Поднялись на третий этаж, где нам выдали белые халаты и проводили к двустворчатым металлическим дверям, над которыми горел плафон с красными буквами:
«Реанимация! Посторонним вход воспрещён!»
Я похолодел.
Нас не пустили в палату. Марк жестом позвал меня к смотровому окну и сказал:
– Подойди-ка сюда, Тим.
На ватных ногах я кое-как приковылял к двери и посмотрел в окошко, трясясь от страха как кот от воющего пылесоса.
Там под кучей всяких проводов и аппаратов лежал Диман с перевязанной головой…
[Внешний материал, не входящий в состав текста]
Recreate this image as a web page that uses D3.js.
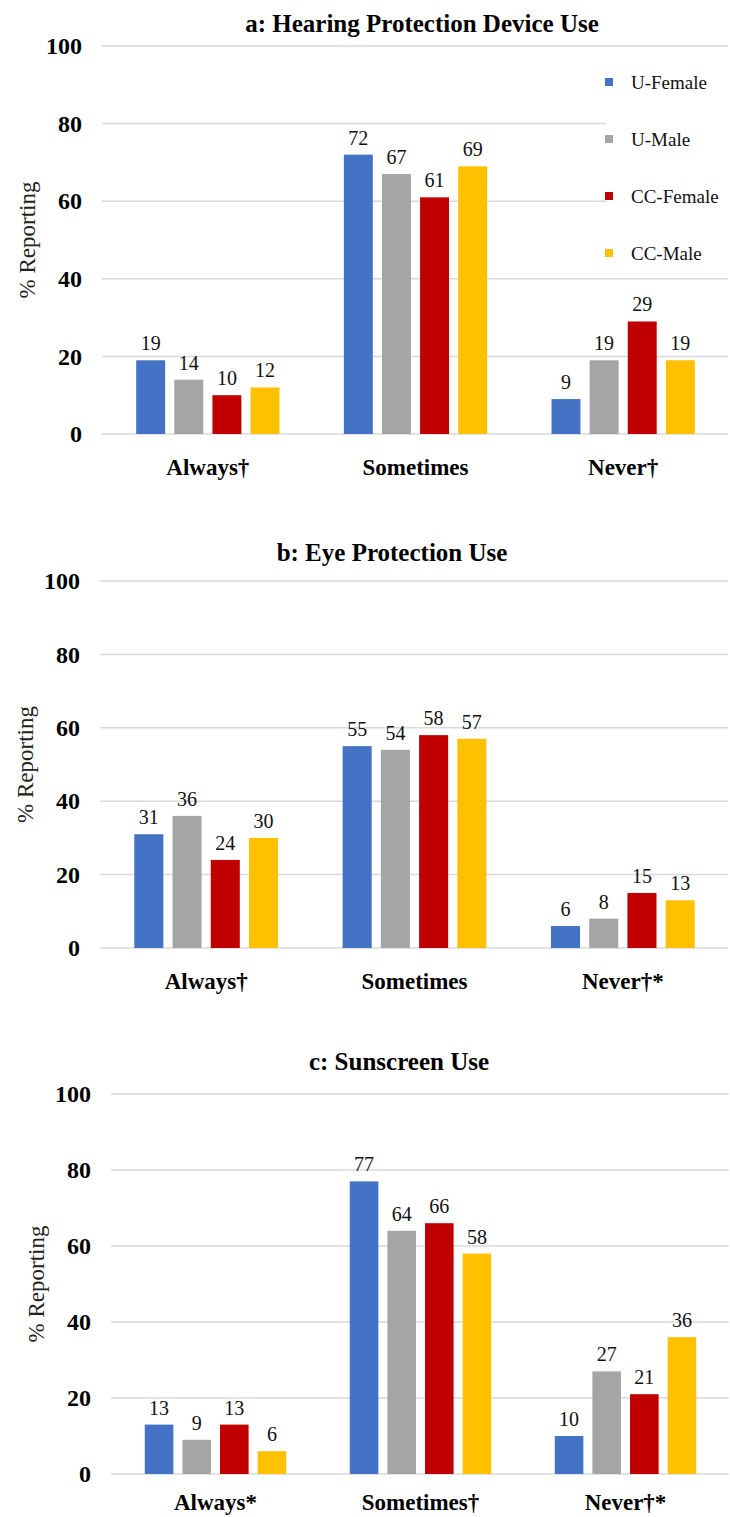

Я встал, оцепенев, боясь поднять глаза на брата и его девушку.
В моем сознании, словно в блендере активно крутились чувства страха, паники и тревоги, перемешиваясь между собой и создавая продукт под названием шок. Я не знал, что сказать ребятам и отошёл от двери на несколько шагов, встав посреди коридора в полном смятении.
Теперь молчали все. Знаете, как понять, когда человек действительно потрясён случившимся? Он не знает, куда деть свои руки. Я стоял под пристальным, оценивающим взглядом Марка и думал:
«Куда же мне деть собственные конечности?»
Если рассовать их по карманам штанов – получится пренебрежение, скрестить на груди – уход в себя, схватиться за голову – выйти из себя, повесить руки по швам – нежелание думать и ждать команды. Нет у человека правильной моторики для такой ситуации, когда твой лучший друг балансирует где-то между двух миров. Только человеку совсем без рук было бы удобно. Где-то я читал, что руки человека символизируют действие. Так вот что делать, я совсем не знал.
На выходе из больницы я столкнулся с группой ребят из своего класса, они разговаривали с врачами и справлялись о здоровье Димы. Жизнь продолжала упрямо тыкать меня в собственное дерьмо, как безмозглого щенка.
Все всё знали, кроме меня, я начал это осознанно понимать. Пока я скакал перед зеркалом, как мартышка и очки, любуясь прекрасным собой, и уворачивался от пинков брата, как тореадор от быка – Дима был в реанимации.